Common buying mistakes
One frequent mistake is choosing by head shape alone. A wafer head may look suitable, but if the screw point is not right for the material, the job becomes slower and less reliable. Another is assuming a self-drilling screw removes all need for process control. Installer technique still matters, especially with thin sheet where overdriving can strip the hole or deform the panel.
A smaller but important issue is mixing fasteners across a production line without checking consistency. When one batch has different drilling behavior, even if the dimensions look similar on paper, operators feel it immediately. That kind of variation tends to show up as chatter, loose joints, or uneven seating.
Practical buyer advice
If you are sourcing wafer head tek screws for a recurring build, ask for the exact material and coating specification, then confirm the intended substrate range.

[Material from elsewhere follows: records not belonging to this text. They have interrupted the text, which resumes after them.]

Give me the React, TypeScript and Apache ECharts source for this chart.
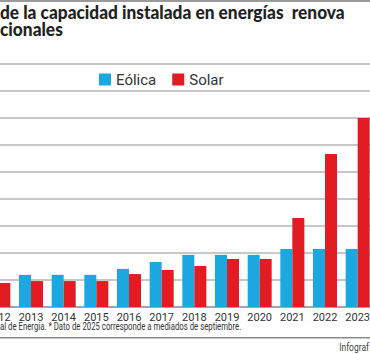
import React, { useEffect, useRef } from "react";
import * as echarts from "echarts";

const years = ["2012", "2013", "2014", "2015", "2016", "2017", "2018", "2019", "2020", "2021", "2022", "2023"];
const eolica = [1.0, 1.19, 1.19, 1.19, 1.41, 1.67, 1.93, 1.93, 1.93, 2.15, 2.15, 2.15];
const solar = [0.89, 0.96, 0.96, 0.96, 1.22, 1.37, 1.52, 1.78, 1.78, 3.3, 5.67, 7.0];
const titleLines = ["de la capacidad instalada en energías  renova", "cionales"];
const footnote = "al de Energía. * Dato de 2025 corresponde a mediados de septiembre.";
const credit = "Infograf";

const SANS = 'Roboto, "Liberation Sans", sans-serif';
const OX = 18; // chart canvas is shifted left by this many pixels

export default function App() {
  const ref = useRef<HTMLDivElement>(null);
  useEffect(() => {
    if (!ref.current) return;
    const chart = echarts.init(ref.current, undefined, { renderer: "svg" });
    chart.setOption({
      animation: false,
      backgroundColor: "#ffffff",
      legend: {
        left: 99 + OX,
        top: 72,
        padding: 0,
        itemWidth: 12,
        itemHeight: 12,
        itemGap: 16,
        icon: "rect",
        textStyle: { fontFamily: SANS, fontSize: 15, color: "#333" },
        data: ["Eólica", "Solar"],
      },
      grid: { left: 0, right: 0, top: 64, bottom: 47 },
      xAxis: {
        type: "category",
        data: years,
        axisTick: { show: false },
        axisLine: { lineStyle: { color: "#9a9a9a", width: 1.5 } },
        axisLabel: { fontFamily: SANS, fontSize: 11, color: "#333", margin: 5, interval: 0 },
      },
      yAxis: {
        type: "value",
        min: 0,
        max: 9,
        interval: 1,
        axisLabel: { show: false },
        axisLine: { show: false },
        axisTick: { show: false },
        splitLine: { lineStyle: { color: "#b4b4b4", width: 1.5 } },
      },
      series: [
        {
          name: "Eólica",
          type: "bar",
          data: eolica,
          barWidth: 12,
          barGap: "0%",
          itemStyle: { color: "#1ba8e0" },
        },
        {
          name: "Solar",
          type: "bar",
          data: solar,
          barWidth: 12,
          barGap: "0%",
          itemStyle: { color: "#e31b23" },
        },
      ],
      graphic: [
        { type: "rect", shape: { x: OX, y: 0, width: 370, height: 2 }, style: { fill: "#9a9a9a" } },
        {
          type: "text",
          x: OX,
          y: 2,
          scaleX: 0.91,
          style: {
            text: titleLines[0],
            fontFamily: "Lato, sans-serif",
            fontWeight: 900,
            fontSize: 19,
            fill: "#222",
            textVerticalAlign: "top",
          },
        },
        {
          type: "text",
          x: OX,
          y: 19,
          scaleX: 0.91,
          style: {
            text: titleLines[1],
            fontFamily: "Lato, sans-serif",
            fontWeight: 900,
            fontSize: 19,
            fill: "#222",
            textVerticalAlign: "top",
          },
        },
        {
          type: "text",
          x: OX,
          y: 327,
          scaleX: 0.78,
          style: {
            text: footnote,
            fontFamily: SANS,
            fontSize: 10,
            fill: "#333",
            textVerticalAlign: "middle",
          },
        },
        { type: "rect", shape: { x: OX, y: 337, width: 370, height: 1.5 }, style: { fill: "#8a8a8a" } },
        {
          type: "text",
          x: OX + 369,
          y: 347,
          scaleX: 0.85,
          style: {
            text: credit,
            fontFamily: SANS,
            fontSize: 10,
            fill: "#444",
            textAlign: "right",
            textVerticalAlign: "middle",
          },
        },
      ],
    });
    return () => chart.dispose();
  }, []);
  return (
    <div style={{ position: "fixed", left: 0, top: 0, width: 370, height: 354, overflow: "hidden", background: "#fff" }}>
      <div ref={ref} style={{ position: "absolute", left: -OX, top: 0, width: 392, height: 354 }} />
    </div>
  );
}
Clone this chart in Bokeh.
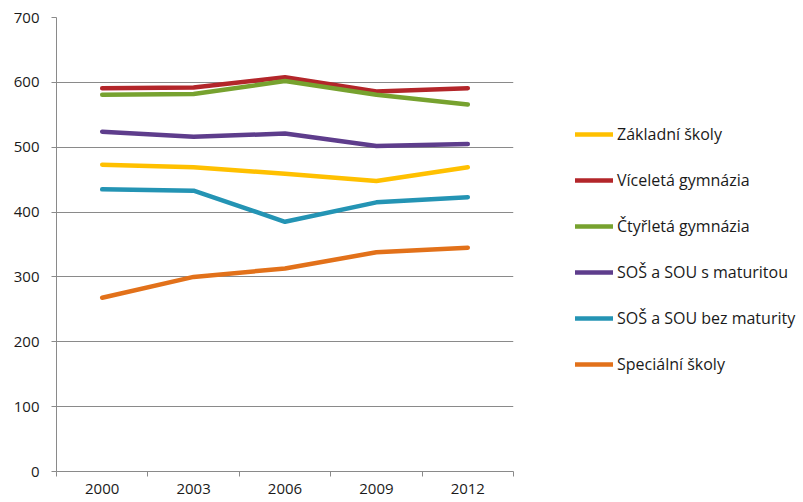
from bokeh.plotting import figure
from bokeh.models import FixedTicker, Legend, LegendItem, Range1d
from bokeh.embed import file_html
from bokeh.resources import INLINE

years = ["2000", "2003", "2006", "2009", "2012"]
zakladni = [473, 469, 459, 448, 469]
vicelete = [591, 592, 608, 586, 591]
ctyrlete = [581, 582, 602, 581, 566]
sos_mat = [524, 516, 521, 502, 505]
sos_bez = [435, 433, 385, 415, 423]
specialni = [268, 300, 313, 338, 345]

series_names = ["Základní školy", "Víceletá gymnázia", "Čtyřletá gymnázia",
                "SOŠ a SOU s maturitou", "SOŠ a SOU bez maturity", "Speciální školy"]
series_values = [zakladni, vicelete, ctyrlete, sos_mat, sos_bez, specialni]
colors = ["#FFC000", "#B3262A", "#77A22F", "#5E3D8C", "#2494B4", "#E2711A"]

FONT = "Open Sans"
GRID = "#8A8A8A"

p = figure(width=803, height=502, output_backend="svg", toolbar_location=None,
           x_range=Range1d(0, len(years)), y_range=Range1d(0, 700),
           frame_width=457, frame_height=454,
           min_border_left=56, min_border_right=290, min_border_top=17, min_border_bottom=31)
p.outline_line_color = None
p.background_fill_color = "white"
p.border_fill_color = "white"

xs = [i + 0.5 for i in range(len(years))]
items = []
for name, vals, c in zip(series_names, series_values, colors):
    r = p.line(xs, vals, line_color=c, line_width=4.5, line_cap="round", line_join="round")
    items.append(LegendItem(label=name, renderers=[r]))

# y axis
p.yaxis.ticker = FixedTicker(ticks=list(range(0, 701, 100)))
p.yaxis.axis_line_color = GRID
p.yaxis.major_tick_line_color = GRID
p.yaxis.major_tick_out = 5
p.yaxis.major_tick_in = 0
p.yaxis.minor_tick_line_color = None
p.yaxis.major_label_standoff = 12
p.yaxis.major_label_text_font = FONT
p.yaxis.major_label_text_font_size = "15px"
p.yaxis.major_label_text_color = "#1a1a1a"

# x axis
p.xaxis.ticker = FixedTicker(ticks=xs, minor_ticks=list(range(len(years) + 1)))
p.xaxis.major_label_overrides = {x: y for x, y in zip(xs, years)}
p.xaxis.axis_line_color = GRID
p.xaxis.major_tick_line_color = None
p.xaxis.minor_tick_line_color = GRID
p.xaxis.minor_tick_out = 5
p.xaxis.minor_tick_in = 0
p.xaxis.major_label_standoff = 6
p.xaxis.major_label_text_font = FONT
p.xaxis.major_label_text_font_size = "15px"
p.xaxis.major_label_text_color = "#1a1a1a"

p.xgrid.visible = False
p.ygrid.grid_line_color = GRID
p.ygrid.grid_line_width = 1

legend = Legend(items=items, location=(62, 96), padding=0, margin=0,
                glyph_width=38, glyph_height=20, label_height=20, spacing=24,
                label_standoff=4, label_text_font=FONT, label_text_font_size="16px",
                label_text_color="#1a1a1a", border_line_color=None,
                background_fill_alpha=0)
p.add_layout(legend, "right")

open("out.html", "w").write(file_html(p, INLINE))
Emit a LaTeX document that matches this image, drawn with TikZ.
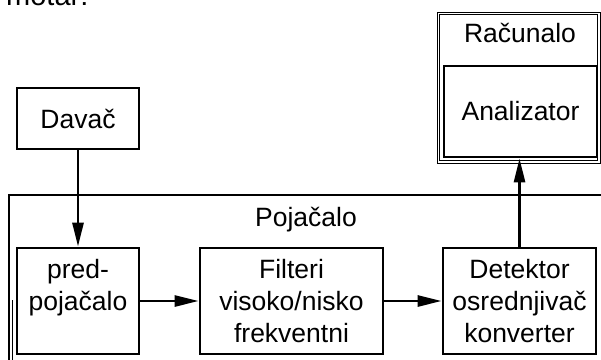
\documentclass[tikz,border=0pt]{standalone}
\usepackage{fontspec}
\setmainfont{Liberation Sans}
\usetikzlibrary{arrows.meta}
\begin{document}
\begin{tikzpicture}[x=1pt,y=-1pt,
  txt/.style={font=\fontsize{26.5}{32}\selectfont},
  blk/.style={draw,line width=2.7pt,txt,align=center,inner sep=0pt},
  frame/.style={draw,line width=2.7pt},
  thinframe/.style={draw,line width=0.8pt},
  arr/.style={line width=2.7pt,-{Triangle[length=24pt,width=11pt]}}
]
\useasboundingbox (0,0) rectangle (601,359);
\clip (0,0) rectangle (601,359);
% caption remnant
\node[font=\fontsize{29}{34}\selectfont,anchor=base west,inner sep=0pt] (cap) at (6,5) {motar:};
% outer frames
\draw[frame] (9,195) rectangle (650,420);
\draw[thinframe] (12.8,300) -- (12.8,370);
\draw[thinframe] (437,12) rectangle (600,163);
\draw[thinframe] (439.6,14.6) rectangle (597.6,160.4);
\node[txt,inner sep=0pt] (racl) at (520,33) {Računalo};
\node[txt,inner sep=0pt] (pojl) at (306,220) {Pojačalo};
% blocks
\node[blk,minimum width=122pt,minimum height=61pt] (dav) at (78,118.5) {Davač};
\node[blk,minimum width=153pt,minimum height=91pt] (ana) at (520.5,111.5) {Analizator};
\node[blk,minimum width=122pt,minimum height=106pt] (pred) at (78,301) {pred-\\pojačalo\\~};
\node[blk,minimum width=183pt,minimum height=106pt] (filt) at (291.5,301) {Filteri\\visoko/nisko\\frekventni};
\node[blk,minimum width=153pt,minimum height=106pt] (det) at (519.5,301) {Detektor\\osrednjivač\\konverter};
% connectors
\draw[arr] (dav.south) -- (pred.north);
\draw[arr] (pred.east) -- (filt.west);
\draw[arr] (filt.east) -- (det.west);
\draw[arr] (det.north) -- (det.north |- ana.south);
\end{tikzpicture}
\end{document}
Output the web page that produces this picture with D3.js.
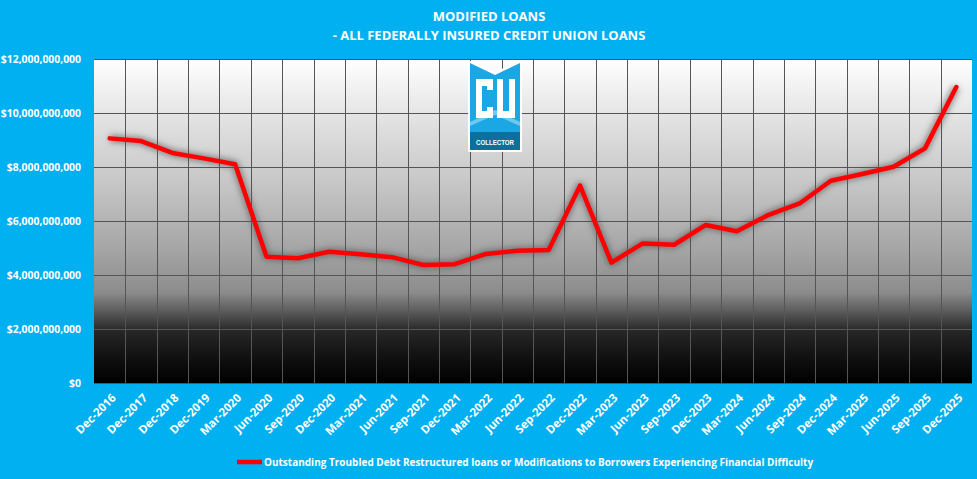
<!DOCTYPE html>
<html>
<head>
<meta charset="utf-8" />
<title>Modified Loans</title>
<script src="https://cdnjs.cloudflare.com/ajax/libs/d3/7.8.5/d3.min.js"></script>
<style>
  html, body { margin: 0; padding: 0; background: #00b0f0; }
  svg { display: block; }
  text { font-family: "Open Sans", sans-serif; font-weight: 700; fill: #fff; }
</style>
</head>
<body>
<svg id="chart" width="977" height="479"></svg>
<script>
// quarters shown on the category axis
var categories = ["Dec-2016","Dec-2017","Dec-2018","Dec-2019","Mar-2020","Jun-2020","Sep-2020","Dec-2020",
  "Mar-2021","Jun-2021","Sep-2021","Dec-2021","Mar-2022","Jun-2022","Sep-2022","Dec-2022",
  "Mar-2023","Jun-2023","Sep-2023","Dec-2023","Mar-2024","Jun-2024","Sep-2024","Dec-2024",
  "Mar-2025","Jun-2025","Sep-2025","Dec-2025"];

// outstanding TDR loans / modifications, dollars
var modifiedLoans = [9.06e9, 8.96e9, 8.52e9, 8.32e9, 8.10e9, 4.68e9, 4.62e9, 4.86e9,
  4.77e9, 4.66e9, 4.37e9, 4.40e9, 4.78e9, 4.90e9, 4.93e9, 7.31e9,
  4.46e9, 5.17e9, 5.12e9, 5.85e9, 5.62e9, 6.22e9, 6.65e9, 7.49e9,
  7.74e9, 8.01e9, 8.69e9, 10.96e9];

var yTicks = [0, 2e9, 4e9, 6e9, 8e9, 10e9, 12e9];

var titleLines = ["MODIFIED LOANS", "- ALL FEDERALLY INSURED CREDIT UNION LOANS"];
var legendLabel = "Outstanding Troubled Debt Restructured loans or Modifications to Borrowers Experiencing Financial Difficulty";

var svg = d3.select("#chart");
var W = 977, H = 479;
var plot = {left: 94, right: 972, top: 59, bottom: 383};

svg.append("rect").attr("width", W).attr("height", H).attr("fill", "#00b0f0");

var defs = svg.append("defs");
var grad = defs.append("linearGradient").attr("id", "bg").attr("x1", 0).attr("y1", 0).attr("x2", 0).attr("y2", 1);
[[0, "#ffffff"], [0.2, "#e0e0e0"], [0.4, "#c4c4c4"], [0.6, "#a3a3a3"], [0.72, "#8c8c8c"],
 [0.78, "#5a5a5a"], [0.84, "#262626"], [0.92, "#111111"], [1, "#000000"]].forEach(function(s) {
  grad.append("stop").attr("offset", s[0]).attr("stop-color", s[1]);
});
var blur = defs.append("filter").attr("id", "glow").attr("x", "-10%").attr("y", "-10%").attr("width", "120%").attr("height", "120%");
blur.append("feGaussianBlur").attr("stdDeviation", 3);

var x = d3.scaleBand().domain(categories).range([plot.left, plot.right]);
var y = d3.scaleLinear().domain([0, 12e9]).range([plot.bottom, plot.top]);

svg.append("rect")
  .attr("x", plot.left).attr("y", plot.top)
  .attr("width", plot.right - plot.left).attr("height", plot.bottom - plot.top)
  .attr("fill", "url(#bg)");

// gridlines
svg.append("g").selectAll("line").data(yTicks).join("line")
  .attr("x1", plot.left).attr("x2", plot.right)
  .attr("y1", function(d) { return Math.round(y(d)) + 0.5; })
  .attr("y2", function(d) { return Math.round(y(d)) + 0.5; })
  .attr("stroke", "#555").attr("stroke-width", 1);
svg.append("g").selectAll("line").data(categories.slice(1)).join("line")
  .attr("x1", function(d) { return Math.round(x(d)) + 0.5; })
  .attr("x2", function(d) { return Math.round(x(d)) + 0.5; })
  .attr("y1", plot.top).attr("y2", plot.bottom)
  .attr("stroke", "#555").attr("stroke-width", 1);

// axes
var yAxis = svg.append("g").attr("transform", "translate(" + (plot.left - 10) + ",0)")
  .call(d3.axisLeft(y).tickValues(yTicks).tickFormat(d3.format("$,.0f")).tickSize(0));
yAxis.select(".domain").remove();
yAxis.selectAll("text").attr("fill", "#fff").style("font-size", "10.4px").attr("dy", "0.32em");

var xAxis = svg.append("g").attr("transform", "translate(0," + (plot.bottom + 7) + ")")
  .call(d3.axisBottom(x).tickSize(0));
xAxis.select(".domain").remove();
xAxis.selectAll("text")
  .attr("fill", "#fff").style("font-size", "11.5px")
  .attr("text-anchor", "end")
  .attr("transform", "rotate(-45)")
  .attr("dx", "-0.1em").attr("dy", "0.7em");

// series
var line = d3.line()
  .x(function(d, i) { return x(categories[i]) + x.bandwidth() / 2; })
  .y(function(d) { return y(d); });

svg.append("path").datum(modifiedLoans)
  .attr("d", line).attr("fill", "none")
  .attr("stroke", "#555").attr("stroke-opacity", 0.7).attr("stroke-width", 7)
  .attr("stroke-linejoin", "round").attr("filter", "url(#glow)");
svg.append("path").datum(modifiedLoans)
  .attr("d", line).attr("fill", "none")
  .attr("stroke", "#ff0000").attr("stroke-width", 4.5)
  .attr("stroke-linejoin", "round").attr("stroke-linecap", "round");

// logo
var logo = svg.append("g").attr("transform", "translate(468,60)");
logo.append("path").attr("d", "M0,0 L27,12 L54,0 L54,92 L0,92 Z").attr("fill", "#ffffff");
logo.append("path").attr("d", "M2,3 L27,15 L52,3 L52,90 L2,90 Z").attr("fill", "#1aa7e3");
logo.append("path").attr("d", "M2,62 L27,50 L52,62 L52,72 L2,72 Z").attr("fill", "#6fc8ee");
logo.append("path").attr("d", "M2,66 L27,55 L52,66 L52,72 L2,72 Z").attr("fill", "#1aa7e3");
logo.append("rect").attr("x", 2).attr("y", 72).attr("width", 50).attr("height", 18).attr("fill", "#0d6f9e");
logo.append("path")
  .attr("d", "M8,19 L25,19 L25,30 L19,30 L19,26 L14,26 L14,51 L19,51 L19,47 L25,47 L25,58 L8,58 Z")
  .attr("fill", "#ffffff");
logo.append("path")
  .attr("d", "M29,19 L35,19 L35,51 L41,51 L41,19 L47,19 L47,58 L29,58 Z")
  .attr("fill", "#ffffff");
logo.append("text").attr("x", 27).attr("y", 85).attr("text-anchor", "middle")
  .style("font-family", "'Liberation Sans Narrow', sans-serif").style("font-size", "8px")
  .attr("textLength", 38).attr("lengthAdjust", "spacingAndGlyphs")
  .text("COLLECTOR");

// title
svg.append("g").selectAll("text").data(titleLines).join("text")
  .attr("x", 489).attr("y", function(d, i) { return 21 + i * 19; })
  .attr("text-anchor", "middle").style("font-size", "13px")
  .text(function(d) { return d; });

// legend
svg.append("line").attr("x1", 237).attr("x2", 262).attr("y1", 462).attr("y2", 462)
  .attr("stroke", "#ff0000").attr("stroke-width", 4.5);
svg.append("text").attr("x", 264).attr("y", 466).style("font-size", "10px").text(legendLabel);
</script>
</body>
</html>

It is also smart to test a small sample in the actual assembly stack-up, not just in a generic coupon. Real production materials can behave differently from idealized test panels.
For procurement teams, the useful question is not only price per thousand. It is total installation cost, scrap risk, and whether the screw helps operators keep a steady rhythm. A fastener that saves ten seconds per part can matter more than a lower unit price if it reduces touch labor and rejects.
FAQ
Are wafer head tek screws only for metal?
They are primarily used for metal-to-metal fastening and light-gauge applications. The self-drilling point is designed around that environment.
Do they replace pilot holes?
Often, yes, when the material and screw specification are properly matched. But they are not a substitute for checking drilling capacity.
Why choose a wafer head instead of another head style?
Because the broader head can improve bearing area and reduce pull-through risk in some assemblies, while keeping a relatively low profile.
What to do next
If you are comparing wafer head tek screws for an actual build, line up the substrate, coating requirements, and installation method before you lock in the part number. That small amount of review usually prevents the bigger problem later: a fastener that looked fine on the quote sheet but turns out to be awkward in production.